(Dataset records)
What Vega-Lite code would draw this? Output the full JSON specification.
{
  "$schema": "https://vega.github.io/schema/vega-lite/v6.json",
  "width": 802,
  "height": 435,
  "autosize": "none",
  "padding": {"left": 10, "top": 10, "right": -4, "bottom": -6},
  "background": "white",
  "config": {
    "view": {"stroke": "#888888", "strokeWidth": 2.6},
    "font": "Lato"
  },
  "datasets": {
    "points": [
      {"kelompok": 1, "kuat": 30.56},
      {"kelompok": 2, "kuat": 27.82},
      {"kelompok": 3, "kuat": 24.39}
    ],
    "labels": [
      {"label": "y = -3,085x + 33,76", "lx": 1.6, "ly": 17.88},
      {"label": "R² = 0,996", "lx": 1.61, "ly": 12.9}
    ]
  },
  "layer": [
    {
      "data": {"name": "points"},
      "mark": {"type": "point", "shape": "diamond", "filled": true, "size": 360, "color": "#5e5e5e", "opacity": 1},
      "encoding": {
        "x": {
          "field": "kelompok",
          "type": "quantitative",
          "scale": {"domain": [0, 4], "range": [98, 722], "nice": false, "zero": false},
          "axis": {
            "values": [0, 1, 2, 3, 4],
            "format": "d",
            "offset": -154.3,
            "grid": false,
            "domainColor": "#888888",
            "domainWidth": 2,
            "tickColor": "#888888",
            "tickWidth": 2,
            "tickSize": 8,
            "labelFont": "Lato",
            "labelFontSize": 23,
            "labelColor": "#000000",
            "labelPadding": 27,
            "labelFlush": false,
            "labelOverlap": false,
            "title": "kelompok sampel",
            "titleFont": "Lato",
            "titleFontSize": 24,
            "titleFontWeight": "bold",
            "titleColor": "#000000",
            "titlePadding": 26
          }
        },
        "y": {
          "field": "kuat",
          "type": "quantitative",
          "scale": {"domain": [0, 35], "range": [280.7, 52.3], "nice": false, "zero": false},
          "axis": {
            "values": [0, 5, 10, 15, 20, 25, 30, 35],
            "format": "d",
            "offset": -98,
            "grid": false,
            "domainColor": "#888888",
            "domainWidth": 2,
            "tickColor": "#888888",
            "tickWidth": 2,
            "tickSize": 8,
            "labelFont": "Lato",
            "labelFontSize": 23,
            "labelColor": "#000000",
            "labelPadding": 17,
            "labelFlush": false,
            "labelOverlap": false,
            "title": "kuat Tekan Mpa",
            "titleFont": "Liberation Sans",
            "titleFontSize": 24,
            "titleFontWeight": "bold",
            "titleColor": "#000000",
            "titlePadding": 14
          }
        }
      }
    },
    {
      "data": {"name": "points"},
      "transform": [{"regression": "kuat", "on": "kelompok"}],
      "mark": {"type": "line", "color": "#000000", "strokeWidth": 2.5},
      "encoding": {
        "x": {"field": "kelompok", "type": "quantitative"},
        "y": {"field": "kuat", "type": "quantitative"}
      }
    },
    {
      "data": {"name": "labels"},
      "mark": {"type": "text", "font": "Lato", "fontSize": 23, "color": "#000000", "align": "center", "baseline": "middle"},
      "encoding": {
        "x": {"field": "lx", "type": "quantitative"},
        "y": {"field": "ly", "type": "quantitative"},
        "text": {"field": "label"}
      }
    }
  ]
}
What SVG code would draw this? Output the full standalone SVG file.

▸ Work to be completed: Transcribe every record above exactly as it appears.

▸ Exercise answer:
What Vega-Lite code would draw this? Output the full JSON specification.
{
  "$schema": "https://vega.github.io/schema/vega-lite/v6.json",
  "width": 802,
  "height": 435,
  "autosize": "none",
  "padding": {"left": 10, "top": 10, "right": -4, "bottom": -6},
  "background": "white",
  "config": {
    "view": {"stroke": "#888888", "strokeWidth": 2.6},
    "font": "Lato"
  },
  "datasets": {
    "points": [
      {"kelompok": 1, "kuat": 30.56},
      {"kelompok": 2, "kuat": 27.82},
      {"kelompok": 3, "kuat": 24.39}
    ],
    "labels": [
      {"label": "y = -3,085x + 33,76", "lx": 1.6, "ly": 17.88},
      {"label": "R² = 0,996", "lx": 1.61, "ly": 12.9}
    ]
  },
  "layer": [
    {
      "data": {"name": "points"},
      "mark": {"type": "point", "shape": "diamond", "filled": true, "size": 360, "color": "#5e5e5e", "opacity": 1},
      "encoding": {
        "x": {
          "field": "kelompok",
          "type": "quantitative",
          "scale": {"domain": [0, 4], "range": [98, 722], "nice": false, "zero": false},
          "axis": {
            "values": [0, 1, 2, 3, 4],
            "format": "d",
            "offset": -154.3,
            "grid": false,
            "domainColor": "#888888",
            "domainWidth": 2,
            "tickColor": "#888888",
            "tickWidth": 2,
            "tickSize": 8,
            "labelFont": "Lato",
            "labelFontSize": 23,
            "labelColor": "#000000",
            "labelPadding": 27,
            "labelFlush": false,
            "labelOverlap": false,
            "title": "kelompok sampel",
            "titleFont": "Lato",
            "titleFontSize": 24,
            "titleFontWeight": "bold",
            "titleColor": "#000000",
            "titlePadding": 26
          }
        },
        "y": {
          "field": "kuat",
          "type": "quantitative",
          "scale": {"domain": [0, 35], "range": [280.7, 52.3], "nice": false, "zero": false},
          "axis": {
            "values": [0, 5, 10, 15, 20, 25, 30, 35],
            "format": "d",
            "offset": -98,
            "grid": false,
            "domainColor": "#888888",
            "domainWidth": 2,
            "tickColor": "#888888",
            "tickWidth": 2,
            "tickSize": 8,
            "labelFont": "Lato",
            "labelFontSize": 23,
            "labelColor": "#000000",
            "labelPadding": 17,
            "labelFlush": false,
            "labelOverlap": false,
            "title": "kuat Tekan Mpa",
            "titleFont": "Liberation Sans",
            "titleFontSize": 24,
            "titleFontWeight": "bold",
            "titleColor": "#000000",
            "titlePadding": 14
          }
        }
      }
    },
    {
      "data": {"name": "points"},
      "transform": [{"regression": "kuat", "on": "kelompok"}],
      "mark": {"type": "line", "color": "#000000", "strokeWidth": 2.5},
      "encoding": {
        "x": {"field": "kelompok", "type": "quantitative"},
        "y": {"field": "kuat", "type": "quantitative"}
      }
    },
    {
      "data": {"name": "labels"},
      "mark": {"type": "text", "font": "Lato", "fontSize": 23, "color": "#000000", "align": "center", "baseline": "middle"},
      "encoding": {
        "x": {"field": "lx", "type": "quantitative"},
        "y": {"field": "ly", "type": "quantitative"},
        "text": {"field": "label"}
      }
    }
  ]
}
What SVG code would draw this? Output the full standalone SVG file.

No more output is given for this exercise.